This invention generally relates to item counters and, more specifically, to card counters, such as credit card counters which automatically count the number of cards standing on edge in a box of cards and methods of using same to take card inventories.
Such card counters are well known in the credit card issuing industry where it is most important to keep strict inventory control of both embossed and blank credit cards to prevent credit card fraud. Examples of such counters and their assorted optical scanning systems and related circuitry are shown in U.S. Pat. Nos. of Mohan et al. 3,581,067 reissued as Re 27,869 on Jan, 1, 1974; 3,790,759 issued Feb. 5, 1974; 3,663,803 issued May 16, 1972; 3,813,523 issued May 28, 1974; 3,889,136 issued June 10, 1975 and 4,373,135 issued Feb, 8, 1983. Other counters and optical sensor systems are also shown in U.S Pat. Nos. 4,384,195 of Nosler issued May 17, 1983; 4,677,682 of Miyagawa issued June 30, 1987; 4,4707,843 of McDonald et al. issued Nov, 17, 1987 and 4,481,667 of Price et al. issued Nov. 6, 1984.
There are certain functional inadequacies and problems with the known credit card counters. Specifically, although the Dynetics.RTM. credit card counter sold by applicant's assignee prior to the card counter of this invention has had and continues to enjoy substantial commercial success, it too has certain shortcomings which have not been overcome in competitive card counter designs.
One of the principal inadequacies of known card counters is their inability to automatically provide long term storage of inventory control information in a form suitable for retrieval and manipulation by a conventional computer or in the form of hard printed copy, on site.
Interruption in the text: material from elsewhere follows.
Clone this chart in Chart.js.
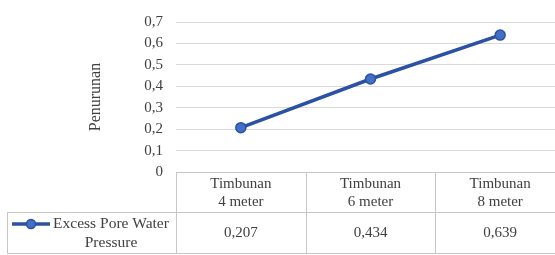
<!DOCTYPE html>
<html>
<head>
<meta charset="utf-8">
<script src="https://cdn.jsdelivr.net/npm/chart.js@4.4.1/dist/chart.umd.min.js"></script>
<style>
  html, body { margin: 0; padding: 0; background: #fff; }
  body { width: 555px; height: 255px; overflow: hidden; }
  #wrap { width: 565px; height: 255px; }
</style>
</head>
<body>
<div id="wrap"><canvas id="chart" width="565" height="255"></canvas></div>
<script>
// Data
const categories = [['Timbunan', '4 meter'], ['Timbunan', '6 meter'], ['Timbunan', '8 meter']];
const seriesName = ['Excess Pore Water', 'Pressure'];
const values = [0.207, 0.434, 0.639];
const yMin = 0, yMax = 0.7, yStep = 0.1;
const yTitle = 'Penurunan';

const FONT = "'Liberation Serif', 'Times New Roman', serif";
const TEXT = '#404040';
const LINE = '#2a51a3';
const BORDER = '#c6c6c6';

const fmt = v => String(v).replace('.', ',');

// Tabel onder de grafiek tekenen
const dataTable = {
    id: 'dataTable',
    afterDraw(chart) {
        const { ctx, chartArea, scales } = chart;
        const x = scales.x;
        const top = chartArea.bottom;
        const mid = top + 40;
        const bot = top + 81;
        const legLeft = 7;
        const step = x.getPixelForValue(1) - x.getPixelForValue(0);

        ctx.save();
        ctx.strokeStyle = BORDER;
        ctx.lineWidth = 1;
        ctx.beginPath();
        // horizontale lijnen
        ctx.moveTo(chartArea.left, top + 0.5); ctx.lineTo(chartArea.right, top + 0.5);
        ctx.moveTo(legLeft, mid + 0.5); ctx.lineTo(chartArea.right, mid + 0.5);
        ctx.moveTo(legLeft, bot + 0.5); ctx.lineTo(chartArea.right, bot + 0.5);
        // verticale lijnen
        ctx.moveTo(legLeft + 0.5, mid); ctx.lineTo(legLeft + 0.5, bot);
        for (let i = 0; i <= categories.length; i++) {
            const px = Math.round(x.getPixelForValue(i) - step / 2) + 0.5;
            ctx.moveTo(px, top); ctx.lineTo(px, bot);
        }
        ctx.stroke();

        ctx.fillStyle = TEXT;
        ctx.font = '15px ' + FONT;
        ctx.textAlign = 'center';
        ctx.textBaseline = 'middle';
        categories.forEach((lines, i) => {
            const cx = x.getPixelForValue(i);
            ctx.fillText(lines[0], cx, top + 12);
            ctx.fillText(lines[1], cx, top + 30);
            ctx.fillText(fmt(values[i]), cx, mid + 21);
        });

        // legenda
        const ly = mid + 12;
        ctx.strokeStyle = LINE;
        ctx.lineWidth = 3.5;
        ctx.beginPath();
        ctx.moveTo(12, ly); ctx.lineTo(50, ly);
        ctx.stroke();
        ctx.beginPath();
        ctx.arc(31, ly, 4.5, 0, Math.PI * 2);
        ctx.fillStyle = '#4170c4';
        ctx.fill();
        ctx.lineWidth = 1.5;
        ctx.stroke();

        ctx.fillStyle = TEXT;
        ctx.font = '15.5px ' + FONT;
        ctx.fillText(seriesName[0], 111, ly);
        ctx.fillText(seriesName[1], 111, ly + 19);
        ctx.restore();
    }
};

const ctx = document.getElementById('chart').getContext('2d');
new Chart(ctx, {
    type: 'line',
    data: {
        labels: categories,
        datasets: [{
            label: seriesName.join(' '),
            data: values,
            borderColor: LINE,
            borderWidth: 3.5,
            backgroundColor: '#4170c4',
            pointBackgroundColor: '#4170c4',
            pointBorderColor: LINE,
            pointBorderWidth: 1.5,
            pointRadius: 5,
            tension: 0
        }]
    },
    options: {
        responsive: false,
        animation: false,
        layout: { autoPadding: false, padding: { left: 0, right: 0, top: 15, bottom: 83 } },
        plugins: { legend: { display: false }, tooltip: { enabled: false } },
        scales: {
            x: {
                display: false,
                offset: true
            },
            y: {
                min: yMin,
                max: yMax,
                afterFit: scale => { scale.width = 176; },
                border: { display: false },
                grid: { color: '#d9d9d9', drawTicks: false },
                ticks: {
                    stepSize: yStep,
                    padding: 13,
                    color: TEXT,
                    font: { family: FONT, size: 15 },
                    callback: v => fmt(Math.round(v * 10) / 10)
                },
                title: {
                    display: true,
                    text: yTitle,
                    color: TEXT,
                    font: { family: FONT, size: 16 },
                    padding: { top: 86, bottom: 0 }
                }
            }
        }
    },
    plugins: [dataTable]
});
</script>
</body>
</html>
Instead, users of such card counters have had to manually transcribe the temporarily stored inventory control information obtained from the card counter onto inventory control sheets. The inventory control information then had to be again manually input into a computer at a remote location if computerized processing of the information was required. Such a system can result in transcription errors and lost information. It is also an invitation for fraud, since the only permanent records of the operation of the card counter and the operational results are manually prepared by the operators and can therefore be easily falsified or altered.
There is also a disadvantage associated with preset number selection. The prior card counters are provided with means for preselecting a preset number to which the actual count of a full box of cards is compared. This is done to verify accuracy of the count in a box when the number of cards which should be in the box is already known. The only way to preselect the preset number or to change the preset number was by means of a manual thumb wheel rotary switch for each of the three digits of a typical preset number, such as the number five hundred. Disadvantageously, such thumb wheel switches are not only expensive, they are somewhat awkward to use and prone to mechanical failure.
Accuracy of the count is, of course, the quintessential requirement for a card counter. For this reason it is known to employ redundancy counting by means of first and second sensors which concurrently scan the edges of the cards to feed the inputs of first and second counters, respectively. The final counts at the end of the scan period are then compared. If the final counts are not equal, then an error indication is provided. If they are equal, then the count is verified, and entry of the verified count into an accumulator memory is enabled. Unfortunately, the fact that the final counts are the same does not eliminate the possibility that they have not both miscounted at different times during the same period. Accordingly, counting errors are not entirely eliminated by comparison of only the final counts.
Another problem with known card counters is that no means provided to control an accumulator memory which keeps a card count and box count total of a plurality of boxes of cards of a given group or series of cards to be totalled or subtotalled. In the known card counter, all card counts which were verified were added to the accumulative total in the accumulator memory, without exception, or none were added if the accumulator were off. Accordingly, the card counter cannot be used to concurrently count two different groups of cards. Once an inventory count was begun on a first group of cards, while it could be interrupted to count a box of another group of cards, the other group could not be accumulated.
Other factors can adversely affect count accuracy. Counting accuracy has been adversely affected in known counters by various types of electrical noise. Although certain types of filters have been employed in known card counters to overcome this problem, they have not taken advantage of the new technology of digital filtering and have therefore not been entirely successful.
In addition, there are various functional elements of the counter which can introduce latent errors if malfunctioning and which cannot be eliminated by customary routine preventative maintenance. By the time these defects are discovered, days or weeks of incorrect counting or recounting can occur.
The known counters are substantially electronic and are without moving parts except for the sensors that are driven back and forth along a scan path by an electrical motor. Excess torque overload of the motor can result in unreliable operation of the motor, but known card counter designs do not seem to recognize this problem and have offered no solutions.
In many instances, scores of cards are counted which have already been precounted. Unfortunately, there is no way for known card counters to automatically use the precount information since these labels do not contain the information in a form designed to be machine readable, such as bar code, and no counters are known which can read or use inventory information from such labels. As a result the benefits of that precount information are effectively lost to the card counter.
Other problems exist in maintenance of the display units in known counters, and a means of simply and easily mounting them for repair or replacement is needed.